• _DIRECTIONS_: Starting at the top of the entries below, write out each line up to and including the one containing "from matplotlib.transforms import". Leave the pictures out.

+ + + + +

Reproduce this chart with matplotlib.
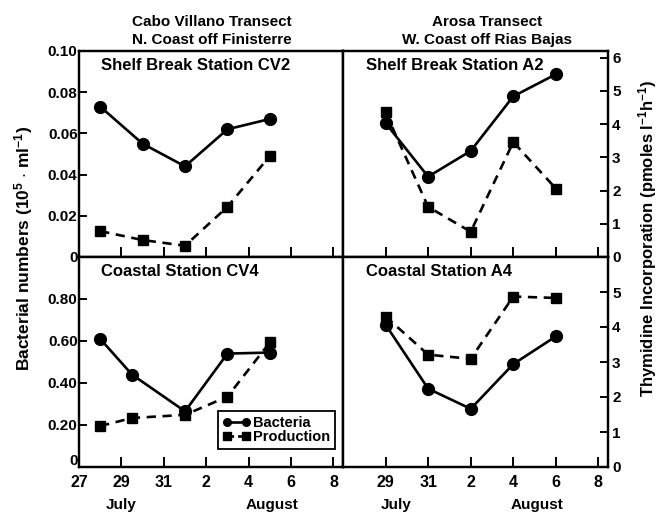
import matplotlib.pyplot as plt
import matplotlib
from matplotlib.lines import Line2D
from matplotlib.transforms import blended_transform_factory

matplotlib.rcParams['font.family'] = ['Liberation Sans', 'DejaVu Sans']
matplotlib.rcParams['font.weight'] = 'bold'
matplotlib.rcParams['font.size'] = 11
matplotlib.rcParams['mathtext.fontset'] = 'custom'
matplotlib.rcParams['mathtext.rm'] = 'Liberation Sans:bold'
matplotlib.rcParams['mathtext.default'] = 'rm'

# x positions are days after July 27
tick_days = [0, 2, 4, 6, 8, 10, 12]
tick_labels = ["27", "29", "31", "2", "4", "6", "8"]

# Cabo Villano, shelf break CV2
cv2_days = [1, 3, 5, 7, 9]
cv2_bact = [0.073, 0.055, 0.044, 0.062, 0.067]
cv2_prod = [0.78, 0.51, 0.34, 1.51, 3.04]

# Arosa, shelf break A2
a2_days = [2, 4, 6, 8, 10]
a2_bact = [0.065, 0.039, 0.0515, 0.078, 0.0887]
a2_prod = [4.35, 1.51, 0.76, 3.46, 2.06]

# Cabo Villano, coastal CV4
cv4_days = [1, 2.5, 5, 7, 9]
cv4_bact = [0.61, 0.44, 0.265, 0.54, 0.545]
cv4_prod = [1.17, 1.40, 1.49, 2.01, 3.56]

# Arosa, coastal A4
a4_days = [2, 4, 6, 8, 10]
a4_bact = [0.678, 0.373, 0.277, 0.49, 0.622]
a4_prod = [4.30, 3.21, 3.09, 4.87, 4.83]

W, H = 666, 512
fig = plt.figure(figsize=(W / 100, H / 100), dpi=100)


def px_axes(x0, x1, y0, y1):
    return fig.add_axes([x0 / W, 1 - y1 / H, (x1 - x0) / W, (y1 - y0) / H])


panels = [
    # (x0, x1, y0, y1, days, bact, prod, title, bact_lim, prod_lim, side, row)
    (79, 343, 51, 257, cv2_days, cv2_bact, cv2_prod, "Shelf Break Station CV2", 0.10, 6.2, "left", "top"),
    (343, 608, 51, 257, a2_days, a2_bact, a2_prod, "Shelf Break Station A2", 0.10, 6.2, "right", "top"),
    (79, 343, 257, 467, cv4_days, cv4_bact, cv4_prod, "Coastal Station CV4", 1.0, 6.0, "left", "bottom"),
    (343, 608, 257, 467, a4_days, a4_bact, a4_prod, "Coastal Station A4", 1.0, 6.0, "right", "bottom"),
]

line_kw = dict(color="black", linewidth=1.9)
for (x0, x1, y0, y1, days, bact, prod, title, blim, plim, side, row) in panels:
    ax = px_axes(x0, x1, y0, y1)
    ax2 = ax.twinx()
    ax.plot(days, bact, "-", marker="o", markersize=8.5, **line_kw)
    ax2.plot(days, prod, "--", marker="s", markersize=7.5, dashes=(3.5, 2.5), **line_kw)

    ax.set_xlim(0, 12.45)
    ax.set_ylim(0, blim)
    ax2.set_ylim(0, plim)

    for a in (ax, ax2):
        for sp in a.spines.values():
            sp.set_linewidth(1.6)

    if side == "left":
        ax.set_xticks(tick_days)
        if row == "top":
            ax.set_yticks([0, 0.02, 0.04, 0.06, 0.08, 0.10],
                          ["0", "0.02", "0.04", "0.06", "0.08", "0.10"])
        else:
            # the bottom "0" is drawn separately, raised a little above the x labels
            ax.set_yticks([0, 0.2, 0.4, 0.6, 0.8],
                          ["", "0.20", "0.40", "0.60", "0.80"])
            ax.annotate("0", xy=(0, 0), xycoords="axes fraction", xytext=(-1, 1.5),
                        textcoords="offset points", ha="right", va="baseline", fontsize=11)
        ax2.set_yticks([])
    else:
        ax.set_xticks(tick_days[1:])
        ax.set_yticks([])
        if row == "top":
            ax2.set_yticks(range(7))
        else:
            ax2.set_yticks(range(6))

    ax.tick_params(axis="x", direction="in", length=7, width=1.4, pad=6, labelsize=11.5)
    ax.tick_params(axis="y", direction="in", length=6, width=1.4, pad=1, labelsize=11)
    ax2.tick_params(axis="y", direction="in", length=6, width=1.4, pad=3, labelsize=11)

    if row == "top":
        ax.set_xticklabels([])
    else:
        ax.set_xticklabels(tick_labels if side == "left" else tick_labels[1:])
        tr = blended_transform_factory(ax.transData, ax.transAxes)
        if side == "left":
            ax.text(2, -0.18, "July", transform=tr, ha="center", va="center", fontsize=11)
            ax.text(9.1, -0.18, "August", transform=tr, ha="center", va="center", fontsize=11)
        else:
            ax.text(2.5, -0.18, "July", transform=tr, ha="center", va="center", fontsize=11)
            ax.text(9.1, -0.18, "August", transform=tr, ha="center", va="center", fontsize=11)

    ax.text(0.085, 0.93, title, transform=ax.transAxes, ha="left", va="center", fontsize=12)

    if side == "left" and row == "bottom":
        handles = [
            Line2D([0], [0], marker="o", markersize=5.5, **line_kw),
            Line2D([0], [0], marker="s", markersize=5.5, linestyle="--", dashes=(2.5, 1.5), **line_kw),
        ]
        leg = ax2.legend(handles, ["Bacteria", "Production"], loc="lower right",
                         bbox_to_anchor=(0.97, 0.086), numpoints=2, handlelength=1.9,
                         handletextpad=0.15, labelspacing=0.0, borderpad=0.35,
                         borderaxespad=0, fancybox=False, edgecolor="black",
                         framealpha=1, fontsize=10.5)
        leg.get_frame().set_linewidth(1.3)

fig.text(211.5 / W, 1 - 31 / H, "Cabo Villano Transect\nN. Coast off Finisterre",
         ha="center", va="center", fontsize=11, linespacing=1.3)
fig.text(487 / W, 1 - 31 / H, "Arosa Transect\nW. Coast off Rias Bajas",
         ha="center", va="center", fontsize=11, linespacing=1.3)

fig.text(24 / W, 1 - 248 / H, r"Bacterial numbers (10$^5$ $\cdot$ ml$^{-1}$)",
         rotation=90, ha="center", va="center", fontsize=12.5)
fig.text(648 / W, 1 - 238 / H, r"Thymidine Incorporation (pmoles l$^{-1}$h$^{-1}$)",
         rotation=90, ha="center", va="center", fontsize=12)

fig.savefig("out.png", dpi=100)
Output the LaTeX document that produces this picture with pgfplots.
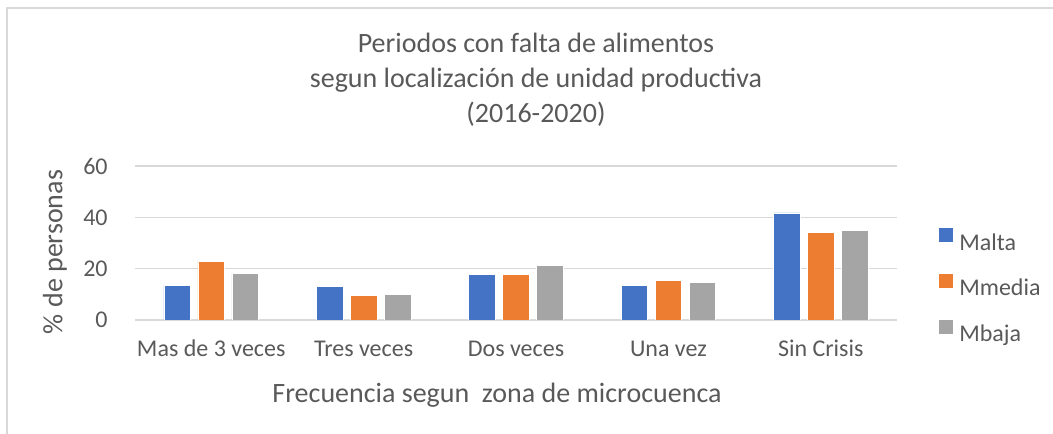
\documentclass[border=0pt]{standalone}
\usepackage{pgfplots}
\pgfplotsset{compat=1.18}
\usepackage{fontspec}
\setmainfont{Carlito}
\definecolor{cblue}{HTML}{4472C4}
\definecolor{corange}{HTML}{ED7D31}
\definecolor{cgray}{HTML}{A5A5A5}
\definecolor{cgrid}{HTML}{D9D9D9}
\definecolor{ctext}{HTML}{595959}
\definecolor{cborder}{HTML}{D9D9D9}
\begin{document}
\begin{tikzpicture}
\useasboundingbox (0pt,0pt) rectangle (526.5pt,216.5pt);
\draw[cborder, line width=1pt] (3.7pt,-5pt) -- (3.7pt,212.3pt) -- (535pt,212.3pt);
\begin{axis}[
  at={(67.5pt,56.5pt)}, anchor=south west,
  scale only axis, width=381pt, height=77pt,
  ybar=3.7pt, bar width=13.3pt,
  xmin=-0.5, xmax=4.5, ymin=0, ymax=60,
  xtick={0,1,2,3,4},
  xticklabels={Mas de 3 veces, Tres veces, Dos veces, Una vez, Sin Crisis},
  ytick={0,20,40,60},
  ymajorgrids, grid style={cgrid, line width=0.75pt},
  axis line style={draw=none},
  major tick length=0pt,
  tick label style={font=\fontsize{12}{14}\selectfont, text=ctext},
  /pgf/number format/assume math mode=true,
  xticklabel style={anchor=base, inner sep=0pt, yshift=-18.5pt},
  yticklabel style={anchor=east, inner sep=0pt, xshift=-13.5pt},
  legend style={draw=none, fill=none, at={(axis description cs:1.055,0.214)}, anchor=west,
    font=\fontsize{12}{14}\selectfont, text=ctext, inner sep=0pt,
    row sep=10pt, cells={anchor=west},
    nodes={text height=8pt, text depth=2pt, inner ysep=0pt, inner xsep=3pt}},
  legend image code/.code={\fill[#1, draw=none] (0pt,0.9pt) rectangle (7pt,7.9pt);},
]
\addplot[fill=cblue, draw=white, line width=0.4pt] coordinates {(0,13.5) (1,13.1) (2,17.8) (3,13.5) (4,41.7)};
\addplot[fill=corange, draw=white, line width=0.4pt] coordinates {(0,22.9) (1,9.6) (2,17.8) (3,15.5) (4,34.1)};
\addplot[fill=cgray, draw=white, line width=0.4pt] coordinates {(0,18.2) (1,10.0) (2,21.2) (3,14.6) (4,34.9)};
\legend{Malta, Mmedia, Mbaja}
\end{axis}
\begin{scope}[every node/.style={text=ctext, font=\fontsize{14}{17}\selectfont, anchor=base, inner sep=0pt}]
\node at (268pt,190pt) {Periodos con falta de alimentos};
\node at (268pt,172.5pt) {segun localización de unidad productiva};
\node at (268pt,155pt) {(2016-2020)};
\node at (248.5pt,15pt) {Frecuencia segun\ \ zona de microcuenca};
\node[rotate=90, anchor=center] at (27.5pt,90.5pt) {\% de personas};
\end{scope}
\end{tikzpicture}
\end{document}
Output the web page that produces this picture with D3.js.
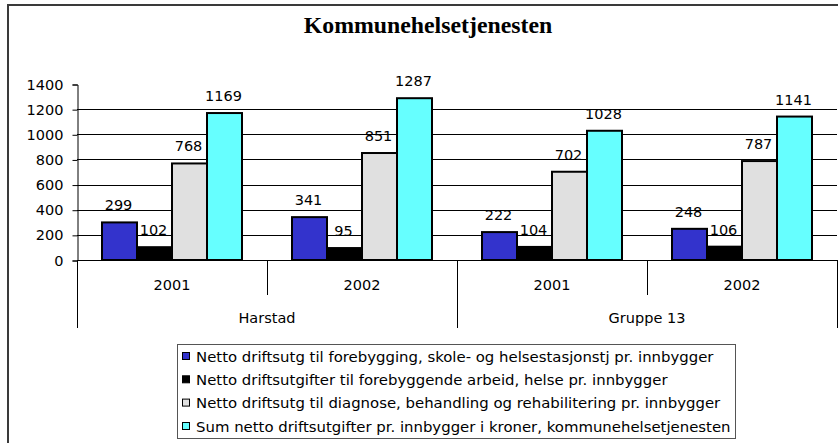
<!DOCTYPE html>
<html>
<head>
<meta charset="utf-8">
<script src="https://cdn.jsdelivr.net/npm/d3@7"></script>
<style>
  html, body { margin: 0; padding: 0; background: #fff; }
  svg { display: block; }
  text { font-family: "DejaVu Sans", Verdana, sans-serif; fill: #000; }
</style>
</head>
<body>
<svg id="chart" width="838" height="443"></svg>
<script>
// Municipal health services, net operating expenses per inhabitant (NOK)
const regions = ["Harstad", "Gruppe 13"];
const years = ["2001", "2002"];
const seriesNames = [
  "Netto driftsutg til forebygging, skole- og helsestasjonstj pr. innbygger",
  "Netto driftsutgifter til forebyggende arbeid, helse pr. innbygger",
  "Netto driftsutg til diagnose, behandling og rehabilitering pr. innbygger",
  "Sum netto driftsutgifter pr. innbygger i kroner, kommunehelsetjenesten"
];
const seriesColors = ["#3333cc", "#000000", "#e0e0e0", "#66ffff"];
// values per series, ordered Harstad 2001, Harstad 2002, Gruppe 13 2001, Gruppe 13 2002
const forebyggingSkole = [299, 341, 222, 248];
const forebyggendeArbeid = [102, 95, 104, 106];
const diagnoseBehandling = [768, 851, 702, 787];
const sumKommunehelse = [1169, 1287, 1028, 1141];
const yTicks = [0, 200, 400, 600, 800, 1000, 1200, 1400];

const seriesValues = [forebyggingSkole, forebyggendeArbeid, diagnoseBehandling, sumKommunehelse];
const cells = [];
regions.forEach(r => years.forEach(y => cells.push({ region: r, year: y, key: r + "|" + y })));

const svg = d3.select("#chart");

// outer frame (extends past the right and bottom edges)
svg.append("rect")
  .attr("x", 8).attr("y", 5).attr("width", 860).attr("height", 460)
  .attr("fill", "none").attr("stroke", "#3a3a3a").attr("stroke-width", 2);

// title
svg.append("text")
  .attr("x", 428).attr("y", 33)
  .attr("text-anchor", "middle")
  .style("font-family", "'Liberation Serif', 'Times New Roman', serif")
  .style("font-weight", "bold")
  .style("font-size", "23.8px")
  .text("Kommunehelsetjenesten");

const plotLeft = 77, plotRight = 837, plotTop = 84, plotBottom = 260;

const x = d3.scaleBand().domain(cells.map(c => c.key)).range([plotLeft, plotRight]).padding(0);
const xInner = d3.scaleBand().domain(d3.range(seriesNames.length)).range([25, x.bandwidth() - 25]).padding(0);
const y = d3.scaleLinear().domain([0, 1400]).range([plotBottom, plotTop]);

// horizontal gridlines
svg.append("g")
  .selectAll("line")
  .data(yTicks.filter(t => t > 0 && t < 1400))
  .join("line")
  .attr("x1", plotLeft).attr("x2", plotRight)
  .attr("y1", d => Math.round(y(d)) + 0.5).attr("y2", d => Math.round(y(d)) + 0.5)
  .attr("stroke", "#000").attr("stroke-width", 1);

// y axis
const yAxis = d3.axisLeft(y).tickValues(yTicks).tickSize(5).tickPadding(9).tickFormat(d3.format("d"));
const gy = svg.append("g").attr("transform", `translate(${plotLeft + 0.5},0.5)`).call(yAxis);
gy.select(".domain").attr("stroke", "#000");
gy.selectAll(".tick line").attr("stroke", "#000");
gy.selectAll(".tick text")
  .style("font-family", "'DejaVu Sans', Verdana, sans-serif")
  .style("font-size", "14.5px")
  .attr("fill", "#000");

// bars
const groups = svg.append("g").selectAll("g")
  .data(cells)
  .join("g")
  .attr("transform", d => `translate(${x(d.key)},0)`);

seriesValues.forEach((vals, si) => {
  groups.append("rect")
    .attr("x", () => xInner(si))
    .attr("y", (d, i) => y(vals[i]))
    .attr("width", xInner.bandwidth())
    .attr("height", (d, i) => y(0) - y(vals[i]))
    .attr("fill", seriesColors[si])
    .attr("stroke", "#000")
    .attr("stroke-width", 2);
});

// value labels
seriesValues.forEach((vals, si) => {
  groups.append("text")
    .attr("x", () => xInner(si) + xInner.bandwidth() / 2 - 1)
    .attr("y", (d, i) => y(vals[i]) - 12)
    .attr("text-anchor", "middle")
    .style("font-size", "14.5px")
    .text((d, i) => vals[i]);
});

// x baseline
svg.append("line")
  .attr("x1", plotLeft).attr("x2", plotRight)
  .attr("y1", plotBottom + 0.5).attr("y2", plotBottom + 0.5)
  .attr("stroke", "#000");

// category axis: year labels
svg.append("g").selectAll("text")
  .data(cells)
  .join("text")
  .attr("x", d => x(d.key) + x.bandwidth() / 2)
  .attr("y", 290)
  .attr("text-anchor", "middle")
  .style("font-size", "14.5px")
  .text(d => d.year);

const regionScale = d3.scaleBand().domain(regions).range([plotLeft, plotRight]).padding(0);

svg.append("g").selectAll("text")
  .data(regions)
  .join("text")
  .attr("x", d => regionScale(d) + regionScale.bandwidth() / 2)
  .attr("y", 323)
  .attr("text-anchor", "middle")
  .style("font-size", "14.5px")
  .text(d => d);

// short dividers between years within a region
svg.append("g").selectAll("line")
  .data(cells.filter(c => c.year !== years[0]))
  .join("line")
  .attr("x1", d => Math.round(x(d.key)) + 0.5).attr("x2", d => Math.round(x(d.key)) + 0.5)
  .attr("y1", plotBottom).attr("y2", 295)
  .attr("stroke", "#000");

// long dividers around regions
const regionEdges = regions.map(r => regionScale(r)).concat([plotRight]);
svg.append("g").selectAll("line")
  .data(regionEdges)
  .join("line")
  .attr("x1", d => Math.round(d) + 0.5).attr("x2", d => Math.round(d) + 0.5)
  .attr("y1", plotBottom).attr("y2", 328)
  .attr("stroke", "#000");

// legend
const lg = svg.append("g");
lg.append("rect")
  .attr("x", 177.5).attr("y", 344.5).attr("width", 558).attr("height", 94)
  .attr("fill", "#fff").attr("stroke", "#555").attr("stroke-width", 1);

const rowY = [356, 379.3, 402.6, 426];
seriesNames.forEach((name, i) => {
  lg.append("rect")
    .attr("x", 182.5).attr("y", rowY[i] - 3.5).attr("width", 7).attr("height", 7)
    .attr("fill", seriesColors[i]).attr("stroke", "#000").attr("stroke-width", 1);
  lg.append("text")
    .attr("x", 196).attr("y", rowY[i] + 5.5)
    .style("font-size", "14.9px")
    .text(name);
});
</script>
</body>
</html>
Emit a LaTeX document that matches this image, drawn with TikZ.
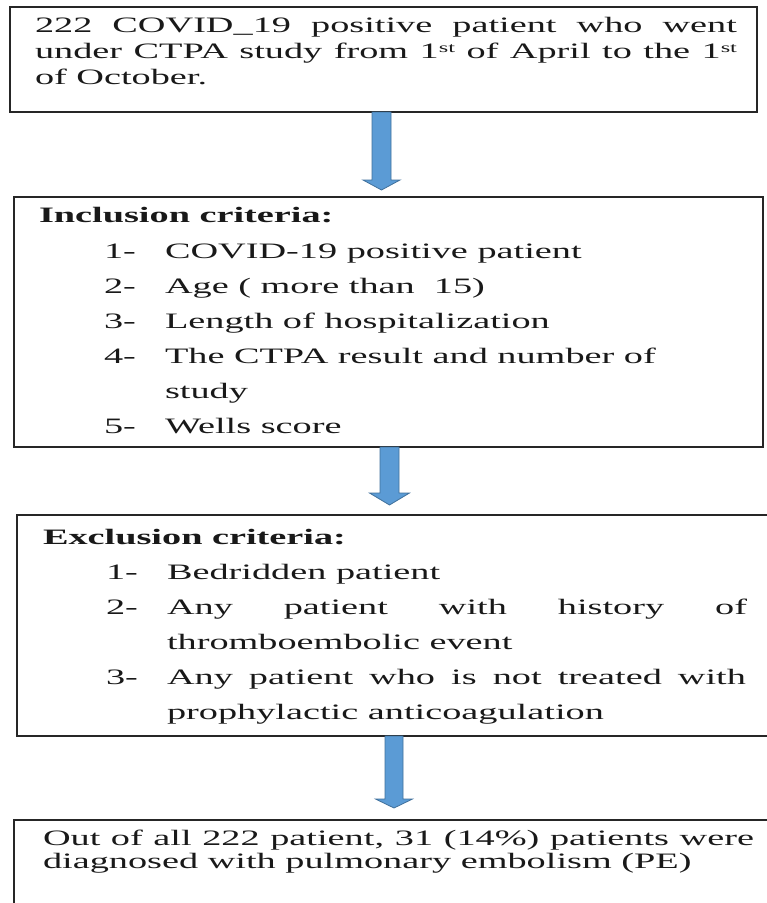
\documentclass[tikz,border=0pt]{standalone}
\usepackage{fontspec}
\setmainfont{Liberation Serif}[FakeStretch=1.74]
\usetikzlibrary{calc}
\definecolor{arrowfill}{RGB}{91,155,213}
\definecolor{arrowline}{RGB}{65,113,156}
\newcommand\sups[1]{\raisebox{0.55ex}{\fontsize{14}{14}\selectfont #1}}
\newcommand\blockarrow[5]{%
  \draw[barrow] ($(#1)+(-#4,0)$) -- ++(0,#2) -- ++(#4-#5,0) -- ++(#5,#3)
    -- ++(#5,-#3) -- ++(#4-#5,0) -- ++(0,-#2) -- cycle;}
\begin{document}
\begin{tikzpicture}[x=1pt,y=-1pt,
  box/.style={draw=black!85,line width=1.2pt,fill=none,rectangle,anchor=north west,inner sep=0pt,outer sep=0pt},
  txt/.style={anchor=base west,inner sep=0pt,outer sep=0pt,text=black!90,font=\fontsize{22}{26}\selectfont},
  btxt/.style={txt,font=\fontsize{22}{26}\selectfont\bfseries},
  barrow/.style={fill=arrowfill,draw=arrowline,line width=0.8pt,line join=miter}]
\clip (0,0) rectangle (767,903);
\fill[white] (0,0) rectangle (767,903);
% boxes
\node[box,minimum width=747pt,minimum height=105pt] (b1) at (10,7) {};
\node[box,minimum width=749pt,minimum height=250pt] (b2) at (14,197) {};
\node[box,minimum width=770pt,minimum height=221pt] (b3) at (17,515) {};
\node[box,minimum width=770pt,minimum height=100pt] (b4) at (14,820) {};
% arrows
\coordinate (c1) at (381.5,0);
\coordinate (c2) at (389.5,0);
\coordinate (c3) at (394,0);
\blockarrow{c1 |- b1.south}{68}{10}{9.5}{18.5}
\blockarrow{c2 |- b2.south}{46}{12}{9.5}{20}
\blockarrow{c3 |- b3.south}{63}{9}{9}{18.5}
% box 1 text
\node[txt] (t1a) at (35,32) {\makebox[702pt][s]{222 COVID\_19 positive patient who went}};
\node[txt] (t1b) at (35,58) {\makebox[702pt][s]{under CTPA study from 1\sups{st} of April to the 1\sups{st}}};
\node[txt] (t1c) at (35,84) {of October.};
% box 2 text
\node[btxt] (t2h) at (39,222) {Inclusion criteria:};
\node[txt] (n21) at (104,258) {1-};
\node[txt] (t21) at (165,258) {COVID-19 positive patient};
\node[txt] (n22) at (104,293) {2-};
\node[txt] (t22) at (165,293) {Age ( more than\ \ 15)};
\node[txt] (n23) at (104,328) {3-};
\node[txt] (t23) at (165,328) {Length of hospitalization};
\node[txt] (n24) at (104,363) {4-};
\node[txt] (t24) at (165,363) {The CTPA result and number of};
\node[txt] (t24b) at (165,398) {study};
\node[txt] (n25) at (104,433) {5-};
\node[txt] (t25) at (165,433) {Wells score};
% box 3 text
\node[btxt] (t3h) at (43,544) {Exclusion criteria:};
\node[txt] (n31) at (106,579) {1-};
\node[txt] (t31) at (167,579) {Bedridden patient};
\node[txt] (n32) at (106,614) {2-};
\node[txt] (t32) at (167,614) {\makebox[580pt][s]{Any patient with history of}};
\node[txt] (t32b) at (167,649) {thromboembolic event};
\node[txt] (n33) at (106,684) {3-};
\node[txt] (t33) at (167,684) {\makebox[579pt][s]{Any patient who is not treated with}};
\node[txt] (t33b) at (167,719) {prophylactic anticoagulation};
% box 4 text
\node[txt] (t4a) at (43,845) {\makebox[711pt][s]{Out of all 222 patient, 31 (14\%) patients were}};
\node[txt] (t4b) at (43,868) {diagnosed with pulmonary embolism (PE)};
\end{tikzpicture}
\end{document}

+ + + + +

• _FULL ANSWER_:
Reproduce this chart with matplotlib.
import matplotlib.pyplot as plt
import matplotlib
from matplotlib.lines import Line2D
from matplotlib.transforms import blended_transform_factory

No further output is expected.